Hora da colheita
A primeira quinzena de novembro termina confirmando a certeza de que há coisas pelas quais vale a pena viver a vida
A primeira quinzena de novembro termina confirmando a certeza de que há coisas pelas quais vale a pena viver a vida. Cada um com as suas, no caso elenco duas: netos/as, e assistir o vice-almirante Othon Luiz Pinheiro da Silva receber a medalha Henrique Morize, a mais alta comenda da Academia Brasileira de Ciências no campo da pesquisa tecnológica. A homenagem contou com a presença do comandante da Marinha, Almirante de Esquadra Marcos Sampaio Olsen.
A cerimônia teve gosto de reconhecimento e sabor de reparação. Há 10 anos o cientista de renome internacional na área nuclear foi abatido pela Lava-jato. Sobreviveu, depois de condenado a 43 anos de prisão fechada por corrupção sem provas, só com as “convicções” do lawfare, cumprir 601 dias de cadeia, e ter a pena reduzida para 4 anos, 10 meses e 10 dias em 2022. Agora, o ex-presidente da Eletronuclear luta para liberar seus bens e aguarda em casa o resultado do pedido de anulação do processo junto ao Superior Tribunal de Justiça feito por seu advogado, Fernando Fernandes.
Físico e engenheiro nuclear, o almirante Othon descobriu a técnica da ultracentrifugação para enriquecimento de urânio, que possibilitou o domínio de toda a cadeia produtiva da energia nuclear e deu soberania energética ao Brasil. O país tem a sexta maior reserva mundial de uranio e o desenvolvimento da máquina ultracentrífuga viabilizou o projeto de construção do submarino nuclear para ser empregado na defesa da costa e do território nacional. O “submarino de guerrilha”, como o almirante nomeia nas internas com um sorriso maroto.

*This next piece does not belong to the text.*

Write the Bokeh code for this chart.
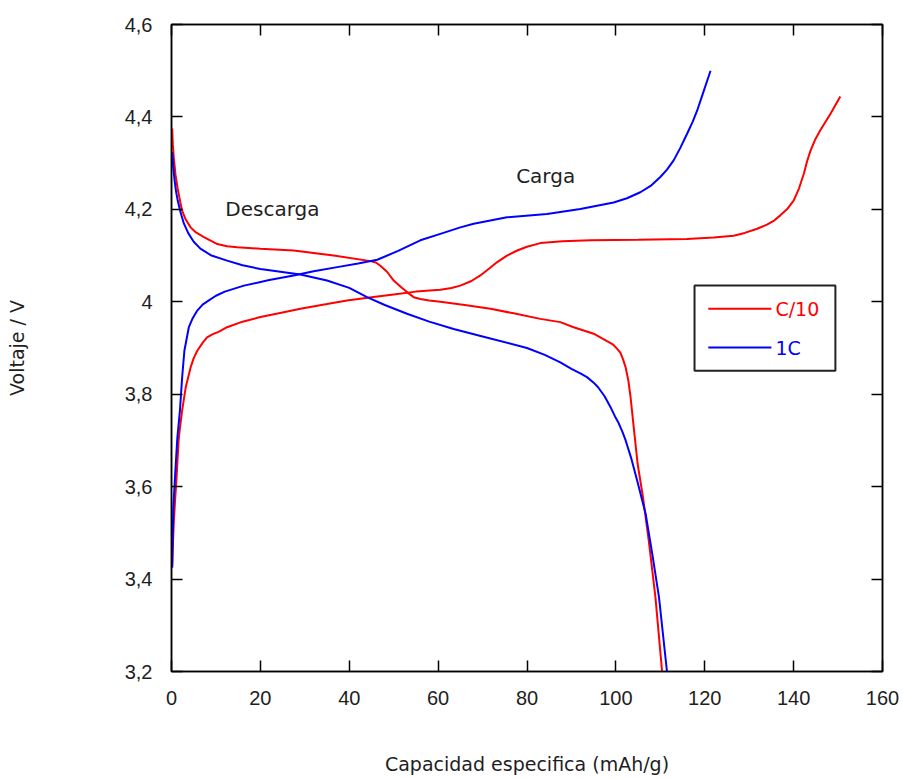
from bokeh.plotting import figure
from bokeh.models import (Range1d, LinearAxis, FixedTicker, CustomJSTickFormatter,
                          Label, BoxAnnotation)
from bokeh.embed import file_html
from bokeh.resources import INLINE

# ---- data ----
c10_dis_x = [0.15, 0.3, 0.5, 0.9, 1.4, 2.0, 2.4, 3.2, 4.3, 5.5, 7.3, 10.3, 12.5, 14.8, 20, 27.5,
             36.5, 44.8, 46, 47, 48.5, 50, 51.5, 53, 54.5, 56, 58, 60.5, 66, 71.8, 77, 83, 87.5,
             90.5, 95, 98, 99.3, 100.3, 101, 101.6, 102.2, 102.8, 103.3, 104.1, 104.9, 106.1,
             107.4, 108.9, 110.4]
c10_dis_v = [4.375, 4.34, 4.313, 4.275, 4.244, 4.215, 4.197, 4.178, 4.161, 4.15, 4.14, 4.125,
             4.12, 4.118, 4.115, 4.111, 4.1, 4.088, 4.085, 4.078, 4.065, 4.046, 4.033, 4.021,
             4.01, 4.006, 4.003, 4.0, 3.993, 3.985, 3.975, 3.963, 3.956, 3.945, 3.931, 3.915,
             3.908, 3.898, 3.89, 3.876, 3.858, 3.83, 3.794, 3.721, 3.649, 3.577, 3.483, 3.361,
             3.2]

c10_chg_x = [0.15, 0.3, 0.5, 0.8, 1.1, 1.6, 2.0, 2.4, 3.2, 4.3, 5.0, 5.8, 7.0, 8.0, 9.3, 10.6,
             12.5, 16, 20, 25, 29, 35, 39.5, 45, 50, 55, 60.5, 63, 65, 67.5, 69.5, 71.5, 73.3,
             75.5, 77.8, 80, 83, 88, 94.3, 105, 116, 122, 126.5, 129, 131.8, 134, 135.5, 137,
             138.5, 140, 141.2, 142.3, 143.0, 143.8, 144.8, 146, 148.3, 150.5]
c10_chg_v = [3.425, 3.47, 3.52, 3.57, 3.613, 3.70, 3.735, 3.765, 3.815, 3.858, 3.878, 3.894,
             3.911, 3.923, 3.93, 3.935, 3.945, 3.957, 3.967, 3.977, 3.985, 3.995, 4.003, 4.010,
             4.016, 4.022, 4.026, 4.03, 4.035, 4.045, 4.057, 4.072, 4.086, 4.1, 4.111, 4.119,
             4.127, 4.131, 4.133, 4.134, 4.136, 4.139, 4.143, 4.149, 4.158, 4.167, 4.175, 4.187,
             4.2, 4.219, 4.245, 4.277, 4.303, 4.327, 4.35, 4.371, 4.407, 4.444]

c1_dis_x = [0.15, 0.4, 0.7, 1.0, 1.4, 2.0, 2.8, 3.8, 5, 6.5, 9, 12.5, 16, 20, 29, 35, 40, 44,
            48, 53, 58, 63.5, 70, 80, 84, 87.5, 90, 92, 93.5, 95, 96, 97.5, 98.8, 99.8, 100.5,
            101.5, 102.2, 103.5, 104.8, 106.7, 108.2, 109.7, 111.5]
c1_dis_v = [4.324, 4.29, 4.262, 4.24, 4.219, 4.195, 4.169, 4.148, 4.13, 4.115, 4.1, 4.089,
            4.079, 4.071, 4.059, 4.046, 4.03, 4.01, 3.993, 3.974, 3.957, 3.941, 3.925, 3.9,
            3.885, 3.869, 3.855, 3.845, 3.837, 3.825, 3.815, 3.795, 3.772, 3.752, 3.74, 3.718,
            3.7, 3.66, 3.613, 3.541, 3.454, 3.361, 3.2]

c1_chg_x = [0.15, 0.4, 0.9, 1.3, 1.9, 2.4, 2.9, 3.9, 4.8, 5.8, 7.0, 8.4, 10, 12, 16.3, 22,
            27.5, 32, 37.3, 42, 46.3, 51, 56, 60.5, 65, 68, 75.5, 84.5, 92, 99.5, 102.5, 105.5,
            108, 110, 111.5, 113, 114.5, 116, 117.3, 118.3, 119.8, 121.3]
c1_chg_v = [3.425, 3.553, 3.639, 3.704, 3.765, 3.837, 3.894, 3.945, 3.965, 3.981, 3.994, 4.003,
            4.013, 4.022, 4.035, 4.047, 4.057, 4.066, 4.075, 4.083, 4.091, 4.11, 4.133, 4.147,
            4.161, 4.169, 4.183, 4.19, 4.201, 4.215, 4.224, 4.237, 4.252, 4.27, 4.286, 4.306,
            4.333, 4.363, 4.39, 4.414, 4.457, 4.5]

x_ticks = [0, 20, 40, 60, 80, 100, 120, 140, 160]
y_ticks = [3.2, 3.4, 3.6, 3.8, 4.0, 4.2, 4.4, 4.6]

series_names = ["C/10", "1C"]
series_colors = ["#ff0000", "#0000ff"]

FONT = "Liberation Sans"
WIDE = "DejaVu Sans"
TXT = "#1e1e1e"

p = figure(width=903, height=778, output_backend="svg", toolbar_location=None,
           x_range=Range1d(0, 160), y_range=Range1d(3.2, 4.6),
           x_axis_label="Capacidad especifica (mAh/g)", y_axis_label="Voltaje / V")
p.min_border_left = 171
p.min_border_right = 21
p.min_border_top = 24
p.min_border_bottom = 107
p.background_fill_color = "white"
p.border_fill_color = "white"
p.outline_line_color = "black"
p.outline_line_width = 1.5
p.xgrid.visible = False
p.ygrid.visible = False

fmt_y = CustomJSTickFormatter(code="return tick.toFixed(1).replace('.', ',').replace(',0', '');")
fmt_x = CustomJSTickFormatter(code="return tick.toFixed(0);")
blank = CustomJSTickFormatter(code="return '';")

for ax in (p.xaxis[0], p.yaxis[0]):
    ax.major_tick_in = 11
    ax.major_tick_out = 0
    ax.minor_tick_in = 0
    ax.minor_tick_out = 0
    ax.major_tick_line_color = "black"
    ax.major_tick_line_width = 1.5
    ax.axis_line_color = "black"
    ax.axis_line_width = 1.5
    ax.major_label_text_font = FONT
    ax.major_label_text_font_size = "20px"
    ax.major_label_text_color = TXT
    ax.axis_label_text_font = WIDE
    ax.axis_label_text_font_size = "19px"
    ax.axis_label_text_font_style = "normal"
    ax.axis_label_text_color = TXT

p.xaxis[0].ticker = FixedTicker(ticks=x_ticks)
p.xaxis[0].formatter = fmt_x
p.xaxis[0].major_label_standoff = 19
p.xaxis[0].axis_label_standoff = 45
p.yaxis[0].ticker = FixedTicker(ticks=y_ticks)
p.yaxis[0].formatter = fmt_y
p.yaxis[0].major_label_standoff = 19
p.yaxis[0].axis_label_standoff = 94

top = LinearAxis(ticker=FixedTicker(ticks=x_ticks), formatter=blank)
right = LinearAxis(ticker=FixedTicker(ticks=y_ticks), formatter=blank)
for ax in (top, right):
    ax.major_tick_in = 11
    ax.major_tick_out = 0
    ax.minor_tick_in = 0
    ax.minor_tick_out = 0
    ax.major_tick_line_color = "black"
    ax.major_tick_line_width = 1.5
    ax.axis_line_color = "black"
    ax.axis_line_width = 1.5
    ax.major_label_text_font_size = "1px"
    ax.major_label_standoff = 0
p.add_layout(top, "above")
p.add_layout(right, "right")

# curves
p.line(c10_dis_x, c10_dis_v, line_color=series_colors[0], line_width=2)
p.line(c10_chg_x, c10_chg_v, line_color=series_colors[0], line_width=2)
p.line(c1_dis_x, c1_dis_v, line_color=series_colors[1], line_width=2)
p.line(c1_chg_x, c1_chg_v, line_color=series_colors[1], line_width=2)

# annotations
p.add_layout(Label(x=22.7, y=4.2, text="Descarga", text_align="center", text_baseline="middle",
                   text_font=WIDE, text_font_size="20px", text_color=TXT))
p.add_layout(Label(x=84.2, y=4.273, text="Carga", text_align="center", text_baseline="middle",
                   text_font=WIDE, text_font_size="20px", text_color=TXT))

# legend (drawn manually so each label takes its series colour)
LEG_L, LEG_R, LEG_T, LEG_B = 117.7, 149.4, 4.035, 3.851
p.add_layout(BoxAnnotation(left=LEG_L, right=LEG_R, top=LEG_T, bottom=LEG_B,
                           fill_color="white", fill_alpha=1.0, line_color="#222222",
                           line_alpha=1.0, line_width=2, level="underlay"))
leg_rows = [3.985, 3.901]
for name, col, yy in zip(series_names, series_colors, leg_rows):
    p.line([120.8, 135.0], [yy, yy], line_color=col, line_width=2)
    p.add_layout(Label(x=135.9, y=yy, text=name, text_align="left", text_baseline="middle",
                       text_font=WIDE, text_font_size="19px", text_color=col))

open("out.html", "w").write(file_html(p, INLINE))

Aos 77 anos e tratando um câncer, o almirante é uma explosão energética quando fala de conhecimento científico e desenvolvimento nacional soberano. Mais uma prova de que etarismo é conversa conservadora limitada que decreta morte social a partir de certa idade porque ignora a potência contida na adolescência do segundo tempo.
A mensagem do cientista José Israel Vargas, lida pela filha Joana, professora e pesquisadora que integra a rede de combate ao lawfare, sintetizou o respeito dos/as colegas pela “extraordinária contribuição que ensejou a independência nuclear do Brasil”, e destacou o projeto da miniturbina a fio d’água que geraria eletricidade para as pequenas cidades ribeirinhas da Amazonia carentes de transmissão de energia e, portanto, dependentes de diesel.
“Posso não merecer, mas estou cheio de felicidade, feliz pra caramba”, disse o almirante retribuindo a consideração e o carinho. A corrente contínua de emoção produzida no encontro levou às lagrimas a comunidade científica e demais presentes. O acontecimento foi registrado inaugurando o Projeto Memória, criado pela bióloga molecular e presidente da Academia, professora Helena Bonciani Nader, em parceria com a FAPERJ.
Modesto e apaixonado pela investigação científica, Othon Pinheiro não abre mão de sonhar com um Brasil de grandes projetos voltados para o desenvolvimento nacional. Mas não só. A filha Maria Helena revela o maior dentre todos os sonhos recorrentes: viver para mostrar aos netos que o avô não tem culpa em nenhuma das acusações que foram atribuídas a ele. Assim como o presidente Lula prometeu para o neto, e cumpriu, Othon também espera receber seu ‘diploma de inocente’.
Nota de rodapé. A homenagem ao vice-almirante Othon Luiz Pinheiro da Silva foi realizada no dia 12. Dois dias depois, 14 de novembro, a Policia Federal executou a prisão do general Walter Braga Netto, ex-ministro da Defesa e Casa Civil, e vice na chapa derrotada do Partido Liberal à presidência da República em 2022, por obstruir investigações no inquérito em que está arrolado por golpe contra o estado de Direito e magnicídio doloso.